THE 21ST CENTURY HAS USHERED IN AN ERA OF UNPRECEDENTED ACCESS TO INFORMATION, ALWAYS-CONNECTED DEVICES AND OFF-THE-CUFF OPINIONS.

The boom in user-friendly digital capacity happened in less than one generation. And social media, the emblem of this information revolution, is even younger. Equipping people to use all of this in a rational way is vastly lagging, however. This new world we have sculpted has started to reshape us.
SOCIAL MEDIA HAS RAPIDLY BECOME A FORCE OF ITS OWN.
‘Connecting the world’ through this vehicle has created a crisis in modern society. It facilitates whirls of irrationality, conspiracy theories, denialism, the derailment of the popular vote and radical polarisation. And it is addictive. The average American adult spends more than two hours per day on social media, and swipes or taps their phone 2,600 times.
An early investor in Google and Facebook, Roger McNamee, states that these companies ‘… assert with merit that they are giving their users what they want, where they want it. The same can be said about tobacco companies and drug dealers’.

Industrial dopamine targeting aside, the true dark side of social media has been its ability to get a huge part of the world to systematically distrust the institutions of science; to dismiss empirical evidence, ignore experience and discount validated sources.
Many people started living in their own ‘echo chambers’ – and their loyalty has been redirected and concentrated inside their own virtual cults. This bunker mentality goes much further than world politics, too. When you astutely listen around you, you observe but the tip of the iceberg of these belief-bubbles – in parenting forums, culture groups, nutritional scenes, exercise methods …
WE WON’T CHANGE THIS TREND AS INDIVIDUALS – BUT WE CAN MANAGE IT, IN THE INTEREST OF OUR OWN LUCIDITY.
It is possible to refuse ignorance at a personal level and embrace scientific literacy. We don’t need to be at the mercy of ill-considered declarations, tabloid celebrities, cable-news opinionators, faux intellectuals or fanatical ideologists. Similarly, the oft-repeated battle cries purporting to ‘tell it like it is’ or false equivalency discussions deserve neither our time nor energy.
WITH INTELLIGENT EFFORT, IT IS POSSIBLE NOT TO BE BLINDED BY OUR OWN FAVOURED CONCLUSIONS OR DIRECTED BY A SIMPLISTIC ‘BIG IDEA’.
It is a stretch to claim that any human is consistently rational. After all, our brains evolved in a world without science and sophisticated fact-checking.
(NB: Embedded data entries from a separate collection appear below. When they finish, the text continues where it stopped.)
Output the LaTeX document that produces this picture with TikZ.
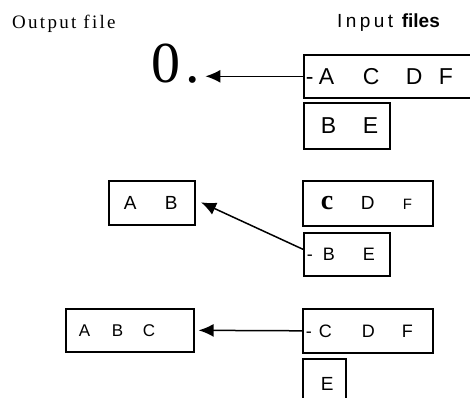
\documentclass[tikz,border=0pt]{standalone}
\usepackage{fontspec}
\setmainfont{Liberation Serif}
\setsansfont{Liberation Sans}
\newfontfamily\spacedserif[LetterSpace=12]{Liberation Serif}
\newfontfamily\spacedsans[LetterSpace=18]{Liberation Sans}
\usetikzlibrary{arrows.meta}
\tikzset{filebox/.style={draw, line width=1.6pt, anchor=north west, inner xsep=0pt, inner ysep=0pt, align=left}}
\tikzset{merge/.style={-{Latex[length=15pt,width=13pt]}, line width=1.5pt}}
\newcommand{\slot}[2]{\makebox[#1][l]{#2}}
\newcommand{\pts}[1]{\fontsize{#1}{#1}\selectfont}

\begin{document}
\begin{tikzpicture}[x=1pt, y=-1pt]
\useasboundingbox (0,0) rectangle (470,397);
% headings
\node[anchor=base west, inner sep=0, font=\spacedserif\pts{19}] (outhead) at (12,28) {Output file};
\node[anchor=base west, inner sep=0, font=\sffamily\pts{19}] (inhead) at (337,27) {{\spacedsans Input} \textbf{files}};

% first pass
\node[anchor=base west, inner sep=0, font=\rmfamily\pts{58}] (zero) at (151.5,82) {0\kern5pt.};
\node[filebox, text width=260pt, minimum height=43pt, font=\sffamily\pts{23}] (acdf) at (303,54) {\hspace*{2pt}\slot{13pt}{-}\slot{44pt}{A}\slot{43pt}{C}\slot{33pt}{D}F};
\node[filebox, text width=86pt, minimum height=46pt, font=\sffamily\pts{23}] (be1) at (303,102) {\hspace*{17pt}\slot{42pt}{B}E};
\draw[merge] (acdf.west) -- ([xshift=5pt]acdf.west -| zero.east);

% second pass
\node[filebox, text width=86pt, minimum height=44pt, font=\sffamily\pts{19}] (ab) at (108,180) {\hspace*{15pt}\slot{41pt}{A}B};
\node[filebox, text width=130pt, minimum height=45pt, font=\sffamily\pts{19}] (cdf2) at (302,180) {\hspace*{18pt}\slot{40pt}{\rmfamily\bfseries\pts{28}c}\slot{42pt}{D}{\pts{15}F}};
\node[filebox, text width=86pt, minimum height=43pt, font=\sffamily\pts{18}] (be2) at (303,232) {\hspace*{3pt}\slot{16pt}{-}\slot{40pt}{B}E};
\draw[merge, shorten >=6pt] ([yshift=5pt]be2.west) -- ([yshift=3pt]ab.east);

% third pass
\node[filebox, text width=128pt, minimum height=43pt, font=\sffamily\pts{17}] (abc) at (65,308) {\hspace*{13pt}\slot{33pt}{A}\slot{31pt}{B}C};
\node[filebox, text width=130pt, minimum height=44pt, font=\sffamily\pts{18}] (cdf3) at (302,308) {\hspace*{3pt}\slot{13pt}{-}\slot{43pt}{C}\slot{40pt}{D}F};
\node[filebox, text width=43pt, minimum height=50pt, font=\sffamily\pts{19}] (e3) at (302,358) {\hspace*{18pt}E};
\draw[merge, shorten >=4pt] (cdf3.west) -- (abc.east);
\end{tikzpicture}
\end{document}
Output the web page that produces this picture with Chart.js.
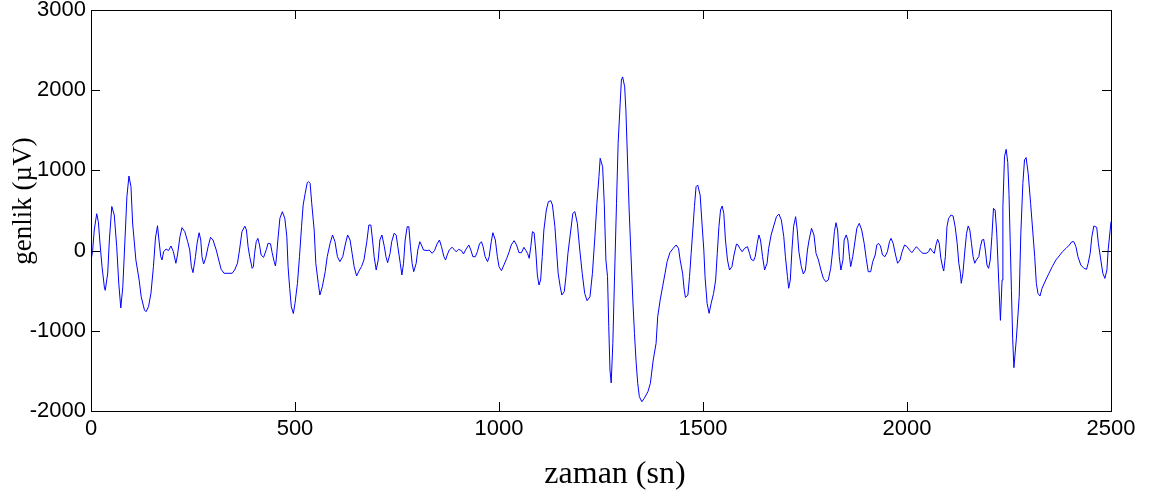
<!DOCTYPE html>
<html>
<head>
<meta charset="utf-8">
<script src="https://cdn.jsdelivr.net/npm/chart.js@4"></script>
<style>
  html, body { margin: 0; padding: 0; background: #fff; }
  canvas { display: block; }
</style>
</head>
<body>
<canvas id="chart" width="1168" height="495"></canvas>
<script>
// Sample times (sn)
const times = [
    0, 4, 8, 14, 18, 22, 27, 33, 35, 41, 45, 51, 57, 63, 68, 73, 78, 84, 88, 93, 98, 102, 110, 118, 123, 131, 135, 141, 147, 153, 158, 163, 166, 171, 174, 178, 184, 190, 196, 202, 208, 212, 218, 223, 230, 237,
    242, 246, 250, 256, 260, 265, 269, 272, 276, 281, 287, 293, 299, 307, 313, 319, 326, 336, 346, 352, 359, 364, 370, 377, 381, 385, 389, 395, 398, 401, 405, 409, 413, 417, 423, 430, 434, 440, 444, 449, 452, 454, 458, 463, 469, 475, 480, 483, 487, 491,
    496, 500, 506, 511, 516, 520, 525, 530, 533, 537, 541, 547, 551, 557, 561, 567, 574, 579, 586, 592, 598, 604, 610, 617, 623, 629, 635, 640, 645, 651, 658, 663, 669, 676, 681, 686, 690, 694, 699, 704, 708, 713, 719, 723, 727, 733, 737, 743,
    748, 752, 758, 762, 766, 770, 775, 779, 783, 787, 791, 797, 801, 806, 811, 815, 824, 829, 836, 842, 848, 854, 859, 865, 869, 873, 878, 885, 890, 895, 901, 908, 913, 919, 926, 931, 936, 942, 947, 952, 957, 961, 966, 972, 976, 981, 985, 991, 996,
    1000, 1006, 1012, 1019, 1025, 1030, 1037, 1043, 1049, 1055, 1061, 1066, 1070, 1074, 1078, 1082, 1086, 1090, 1094, 1098, 1102, 1106, 1110, 1116, 1121, 1127, 1131, 1137, 1141, 1145, 1150, 1154, 1160, 1164, 1169, 1176, 1181, 1186, 1192, 1198, 1204, 1210, 1216, 1223, 1229, 1235, 1240, 1245,
    1248, 1254, 1258, 1262, 1266, 1269, 1272, 1275, 1279, 1283, 1288, 1292, 1297, 1300, 1303, 1308, 1311, 1315, 1319, 1324, 1328, 1332, 1336, 1340, 1344, 1350, 1356, 1365, 1371, 1378, 1385, 1389, 1395, 1401, 1407, 1412, 1419, 1427, 1434, 1440, 1444, 1450, 1454, 1457, 1463, 1467, 1471, 1475, 1479, 1483, 1487, 1493,
    1497, 1502, 1505, 1510, 1515, 1520, 1526, 1531, 1535, 1539, 1543, 1547, 1551, 1555, 1560, 1565, 1571, 1576, 1582, 1586, 1590, 1596, 1602, 1609, 1614, 1618, 1624, 1628, 1633, 1637, 1641, 1646, 1651, 1657, 1661, 1667, 1674, 1680, 1686, 1692, 1698, 1702, 1707, 1710, 1714, 1718, 1722, 1727, 1731, 1735, 1741,
    1746, 1751, 1756, 1760, 1766, 1772, 1777, 1783, 1789, 1795, 1801, 1807, 1813, 1818, 1822, 1826, 1830, 1834, 1838, 1843, 1846, 1851, 1855, 1859, 1862, 1867, 1873, 1877, 1883, 1889, 1895, 1900, 1905, 1911, 1916, 1922, 1926, 1930, 1935, 1940, 1946, 1952, 1957, 1961, 1966, 1972, 1977, 1983, 1988,
    1994, 2000, 2006, 2012, 2018, 2023, 2029, 2034, 2039, 2047, 2053, 2057, 2063, 2067, 2071, 2075, 2079, 2083, 2088, 2090, 2094, 2098, 2102, 2108, 2113, 2118, 2123, 2127, 2131, 2133, 2137, 2142, 2146, 2150, 2154, 2158, 2162, 2166, 2170, 2176, 2180, 2184, 2188, 2192, 2196, 2200, 2204, 2208, 2212, 2216, 2220, 2225, 2229, 2233, 2235, 2239, 2243,
    2247, 2250, 2253, 2256, 2259, 2262, 2268, 2275, 2279, 2284, 2288, 2292, 2297, 2303, 2308, 2313, 2317, 2321, 2326, 2331, 2340, 2348, 2356, 2365, 2373, 2381, 2390, 2398, 2404, 2409, 2414, 2419, 2426, 2434, 2440, 2444, 2449, 2453, 2458, 2465, 2469, 2475, 2480, 2485, 2490, 2493, 2498, 2500
];

// Amplitude (µV) for each time above
const amplitudes = [
    -130, 0, 257, 460, 360, 95, -200, -467, -495, -280, 132, 550, 444, 49, -405, -715, -450, 219, 672, 930, 797, 344, -117, -367, -575, -741, -762, -700, -530, -200, 157, 310, 157, -76, -117, -14, 20, 0, 57, -14, -158, -55, 173, 286, 236, 111,
    7, -200, -275, -76, 91, 223, 132, -76, -167, -96, 49, 166, 132, 7, -117, -233, -283, -283, -283, -242, -158, 7, 236, 305, 257, 49, -76, -221, -200, -34, 111, 153, 70, -55, -84, 16, 91, 85, -26, -138, -192, -117, 132, 403, 485, 403, 173, -200, -470, -700,
    -785, -657, -408, -76, 298, 569, 714, 847, 860, 839, 590, 257, -158, -408, -554, -450, -263, -76, 91, 195, 111, -76, -138, -76, 70, 195, 132, -34, -200, -317, -242, -200, -117, 111, 319, 319, 132, -76, -242, -117, 132, 195, 49, -76, -151, -34, 111, 216,
    195, 49, -158, -304, -158, 132, 298, 298, 49, -158, -263, -158, 7, 111, 57, 7, 0, 7, -34, 0, 82, 132, 49, -76, -117, -55, 7, 41, 16, -14, 16, 0, -42, 16, 70, 7, -76, -76, -14, 82, 111, 49, -76, -138, -76, 111, 223, 132, -76,
    -200, -250, -180, -96, -14, 70, 124, 70, -26, -26, 41, 0, -34, -96, 49, 236, 223, 7, -304, -429, -367, -76, 257, 506, 610, 622, 569, 298, 7, -283, -450, -554, -512, -325, -34, 257, 465, 485, 340, 7, -283, -533, -625, -575, -283, 173, 590, 922,
    1151, 1046, 590, -117, -325, -949, -1489, -1650, -1156, -367, 590, 1338, 1837, 2127, 2165, 2044, 1753, 1130, 506, -117, -616, -1031, -1385, -1655, -1821, -1884, -1842, -1759, -1655, -1364, -1156, -824, -616, -450, -283, -138, -26, 29, 70, 29, -117, -283, -491, -583, -554, -325, -34, 257, 548, 797, 818, 693,
    382, 7, -325, -657, -782, -657, -533, -367, -34, 298, 506, 556, 465, 132, -117, -242, -200, -55, 82, 70, 29, -14, 29, 49, -34, -109, -126, -76, 91, 195, 132, -76, -242, -158, 29, 195, 319, 423, 456, 382, 173, -76, -325, -470, -367, 7, 298, 423, 257, -14, -200,
    -292, -242, 7, 132, 278, 195, -34, -117, -242, -346, -388, -367, -221, 7, 236, 348, 257, -76, -242, -117, 132, 195, 132, -76, -200, -76, 132, 278, 340, 257, 91, -96, -263, -263, -138, -55, 70, 91, 57, -55, -76, -14, 111, 153, 91, -55, -158, -117, -14,
    70, 49, 7, -26, 16, 49, 16, -14, -34, -34, -14, 29, -14, -34, 70, 141, 91, -96, -221, -255, -76, 298, 403, 444, 431, 298, 91, -158, -283, -408, -283, 7, 216, 307, 257, 91, -76, -158, -117, -76, 49, 132, 141, 7, -180, -221, -117, 173, 527, 506, 216, -408, -870, -367, 548, 1171, 1263,
    1100, 700, 100, -500, -1100, -1460, -1100, -575, 216, 839, 1130, 1160, 964, 590, 257, -76, -408, -533, -566, -470, -367, -283, -200, -117, -67, -14, 29, 70, 111, 111, 49, -76, -180, -221, -233, -158, -34, 173, 307, 290, 91, -117, -283, -346, -242, 7, 257, 360
];

// Axis ticks
const xTicks = [0, 500, 1000, 1500, 2000, 2500];
const yTicks = [-2000, -1000, 0, 1000, 2000, 3000];
const xTitle = 'zaman (sn)';
const yTitle = 'genlik (µV)';

const points = times.map((t, i) => ({ x: t, y: amplitudes[i] }));

// Box, inward ticks (both sides) and axis titles, MATLAB style
const matlabAxes = {
    id: 'matlabAxes',
    afterDraw(chart) {
        const { ctx, chartArea: a, scales } = chart;
        const len = 9;
        ctx.save();
        ctx.strokeStyle = '#000';
        ctx.lineWidth = 1;
        ctx.beginPath();
        xTicks.forEach(v => {
            const px = Math.round(scales.x.getPixelForValue(v)) + 0.5;
            ctx.moveTo(px, a.bottom); ctx.lineTo(px, a.bottom - len);
            ctx.moveTo(px, a.top); ctx.lineTo(px, a.top + len);
        });
        yTicks.forEach(v => {
            const py = Math.round(scales.y.getPixelForValue(v)) + 0.5;
            ctx.moveTo(a.left, py); ctx.lineTo(a.left + len, py);
            ctx.moveTo(a.right, py); ctx.lineTo(a.right - len, py);
        });
        ctx.stroke();
        ctx.strokeRect(Math.round(a.left) + 0.5, Math.round(a.top) + 0.5,
            Math.round(a.right - a.left), Math.round(a.bottom - a.top));

        ctx.fillStyle = '#000';
        ctx.textAlign = 'center';
        ctx.textBaseline = 'middle';
        ctx.font = '32px "Liberation Serif", "Times New Roman", serif';
        ctx.fillText(xTitle, 615, 475);
        ctx.translate(24, 201);
        ctx.rotate(-Math.PI / 2);
        ctx.font = '27px "Liberation Serif", "Times New Roman", serif';
        ctx.fillText(yTitle, 0, 0);
        ctx.restore();
    }
};

const tickFont = { family: '"Liberation Sans", Arial, sans-serif', size: 22 };

new Chart(document.getElementById('chart'), {
    type: 'line',
    data: {
        datasets: [{
            data: points,
            borderColor: '#0000ff',
            borderWidth: 1,
            pointRadius: 0,
            tension: 0,
            fill: false
        }]
    },
    options: {
        responsive: false,
        animation: false,
        devicePixelRatio: 1,
        layout: { padding: { top: 10, right: 57, left: 0, bottom: 0 } },
        plugins: { legend: { display: false }, tooltip: { enabled: false } },
        scales: {
            x: {
                type: 'linear',
                min: 0,
                max: 2500,
                grid: { display: false, drawTicks: false },
                border: { display: false },
                ticks: { stepSize: 500, font: tickFont, color: '#000', padding: 5, maxRotation: 0, callback: v => String(v) },
                afterFit: s => { s.height = 84; s.paddingLeft = 0; s.paddingRight = 0; }
            },
            y: {
                min: -2000,
                max: 3000,
                grid: { display: false, drawTicks: false },
                border: { display: false },
                ticks: { stepSize: 1000, font: tickFont, color: '#000', padding: 5, callback: v => String(v) },
                afterFit: s => { s.width = 91; s.paddingTop = 0; s.paddingBottom = 0; }
            }
        }
    },
    plugins: [matlabAxes]
});
</script>
</body>
</html>
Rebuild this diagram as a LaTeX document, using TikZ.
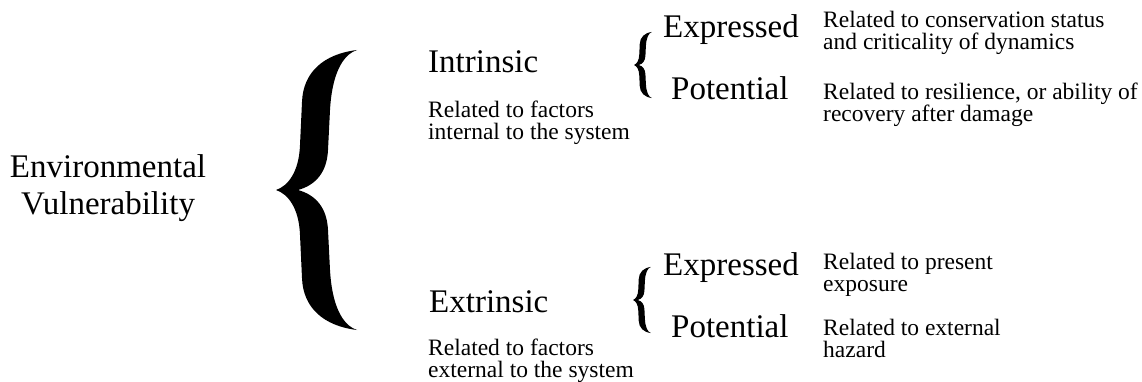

But that doesn’t mean we have to settle for favouring the limbic system over the cortex, and blinking over thinking.
Our new world of 24/7 voices in our pockets makes it important to at least take a moral decision to favour logical analyses over fallacies and dogmas.
Dare to question. Stay intellectually curious. Split people from issues. Welcome disconfirming evidence. Accept variety. Blunt out shallow opinions. Beware of gut feeling.
The internet is, at one level, the greatest gift to humankind. However, can also be a weapon of intellectual mass destruction. Ring-fence your sanity!